If Liriano can gain some semblance of command over his fastball, he can still perform like a top-of-the-rotation starter; he proved that last year. That's a pretty big "if," but the Twins are 5.5 games out of first place and fading fast, so it's simply something they're going to have to hope for. Liriano has the stuff to miss bats and has the talent to dominate good lineups. This team is going to need him in order to make the playoffs, much less win a series there.
Moreover, I just don't trust Perkins right now. It kind of stuns me that so many people are calling for Liriano's removal from the rotation considering how Perkins has looked in his most recent outings. Two of his past three starts -- a 1 IP, 8 ER performance against Oakland and a 4 IP, 8 ER performance against the Angels -- were worse than any outing Liriano has had this season. I actually think Perkins is a solid pitcher when healthy, but I did not for one second believe he was healthy even prior to the news that he was being scheduled for a "precautionary" MRI.
I've heard people mock Perkins for the way he seemingly comes out and complains about shoulder pain after every loss ("How convenient!"), but there is legitimate reason to believe that he's been pitching through some serious pain. Perkins has dealt with shoulder issues frequently throughout his pro career, and during that pro career he had not thrown more than 150 innings in any season prior to last year, when he racked up about 180. There is every reason to believe that this significant workload increase has taken a toll on his already problematic shoulder, and that this injury is now causing him serious issues. If he were to remain in the rotation, my sense was that Perkins would either be overly susceptible to disastrous outings like the ones mentioned above, or he'd end up on the disabled list. I just don't see him lasting as a starter for the remainder of this season.

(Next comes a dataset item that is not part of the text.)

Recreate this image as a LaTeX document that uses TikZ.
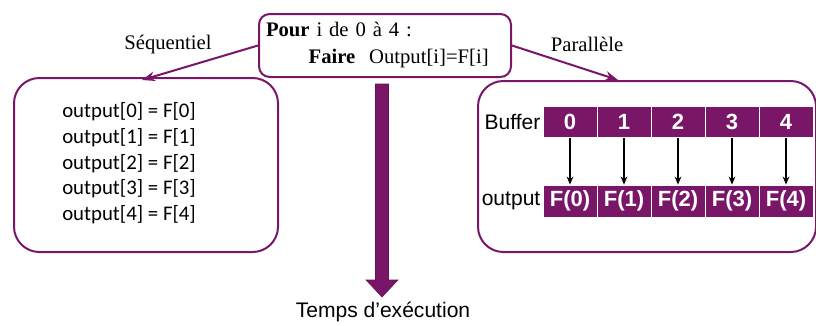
\documentclass[tikz,border=0pt]{standalone}
\usepackage{fontspec}
\setmainfont{Liberation Serif}
\newfontfamily\calib{Carlito}
\newfontfamily\arial{Liberation Sans}
\usetikzlibrary{arrows.meta,positioning}
\definecolor{prune}{RGB}{122,22,104}

\begin{document}
\begin{tikzpicture}[x=0.75pt,y=-0.75pt,>=Stealth,
  bigbox/.style={draw=prune,line width=1.5pt,rounded corners=19pt,inner sep=0pt},
  cell/.style={fill=prune,draw=white,line width=0.6pt,minimum width=40.5pt,minimum height=23.5pt,inner sep=0pt,text=white,font=\arial\bfseries\fontsize{16.5}{18}\selectfont},
  seqtxt/.style={anchor=west,inner sep=0pt,font=\calib\fontsize{15.6}{18}\selectfont},
  sanstxt/.style={inner sep=0pt,font=\arial\fontsize{15.8}{18}\selectfont},
  serif/.style={inner sep=0pt,font=\fontsize{15.5}{18}\selectfont}]
\useasboundingbox (0,0) rectangle (816,325);

% la boucle
\node[bigbox,rounded corners=8pt,anchor=north west,minimum width=189pt,minimum height=47.25pt,
  text width=178.5pt,align=left,font=\fontsize{15.5}{20.25}\selectfont] (loop) at (258,13)
  {\textbf{Pour} i de 0 à 4 :\\\hspace*{32pt}\textbf{Faire}\ \ Output[i]=F[i]};

% cadres
\node[bigbox,anchor=north west,minimum width=198pt,minimum height=130.5pt] (seq) at (13,77) {};
\node[bigbox,anchor=north west,minimum width=253.5pt,minimum height=128.25pt] (par) at (477,80) {};

% sequentiel
\foreach \i in {0,...,4}
  \node[seqtxt] (seq\i) at (62,{112+25.7*\i}) {output[\i] = F[\i]};

% parallele
\foreach \i in {0,...,4} {
  \node[cell] (buf\i) at ({570+54*\i},122) {\i};
  \node[cell,minimum height=24pt] (out\i) at ({570+54*\i},201) {F(\i)};
  \draw[-{Stealth[length=6pt,width=5pt]},line width=1.5pt] (buf\i) -- (out\i);
}
\node[sanstxt,left=1.5pt of buf0] (buflbl) {Buffer};
\node[sanstxt,left=1.5pt of out0] (outlbl) {output};

% fleches
\coordinate (seqin) at (142,80);
\coordinate (parin) at (618,80);
\draw[->,prune,line width=1.5pt] (loop.west) -- (seqin);
\draw[->,prune,line width=1.5pt] (loop.east) -- (parin);
\node[serif] (seqlbl) at (168,45) {Séquentiel};
\node[serif] (parlbl) at (587,44) {Parallèle};

% temps
\fill[prune,draw=prune!80!black,line width=0.4pt] (375.5,84) -- (388.5,84) -- (388.5,280) -- (398,280)
  -- (382,297) -- (366,280) -- (375.5,280) -- cycle;
\node[sanstxt] (temps) at (383,312) {Temps d’exécution};
\end{tikzpicture}
\end{document}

The Twins' bullpen has been a sore point all year, but right now the rotation is a greater concern. On too many occasions, the Twins' starters have not been giving the team any reasonable chance at winning. It might be a stretch to believe that Liriano is going to turn things around and find anything resembling the form he showed during the final two months of last season. But we also know he's capable of it, and if he's healthy (which is far from certain given that he missed his most recent start due to forearm soreness), there doesn't seem to be any real physical reason he can't perform in a similar manner down the stretch this season.
It's a long-shot. But I certainly like Liriano's chances of providing above-average production as a member of this rotation in the final seven weeks of the season than a sore-shouldered Perkins who, even at full health, is probably about a league-average starter.